Initiating a Campaign

In order to initiate a clean-up campaign, an agitation for it must first be started. The press, civic organizations and industrial life insurance companies have been the principal agitators.

The industrial life insurance companies reach the individual citizen and endeavor to get his cooperation in the movement for more sanitary laws and conditions. Unlike the press they reach the foreigner and the class of people who do not read the newspapers, or at most only the Sunday editions.

Some idea of the possibility for individual and community good which these agencies hold in their power may be gained when one considers that one company alone has millions of policy holders in the United States and Canada. The collectors making their weekly or monthly calls distribute leaflets and circulars disseminating sound ideas in regard to public and private health.

It is not possible to over-rate the press as a factor in the clean-up movement. The work of the newspaper does not stop with the spreading of information both before and during the campaign—in some instances it takes part in the activities.

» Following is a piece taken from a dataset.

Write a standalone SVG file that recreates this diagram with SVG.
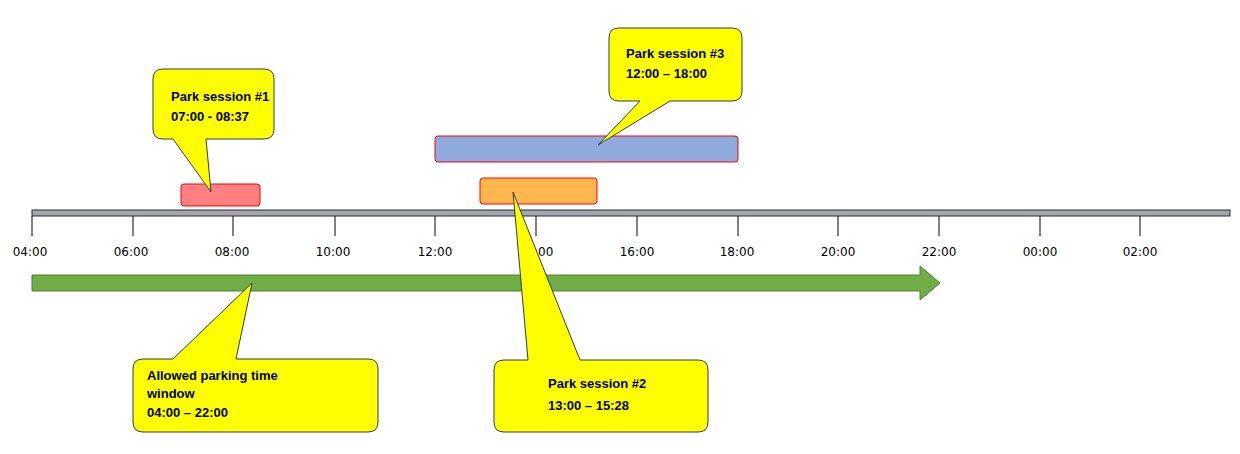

The columns of the newspapers are open to everything of a news nature that will materially assist—news stories, special articles, editorials, daily programs, cartoons and advertisements.

While the removal of rubbish is essentially a municipal affair, in many instances it was not until civic organizations, such as chambers of commerce, women’s clubs and school clubs, started an agitation for community effort that cities realized their responsibility and inaugurated campaigns.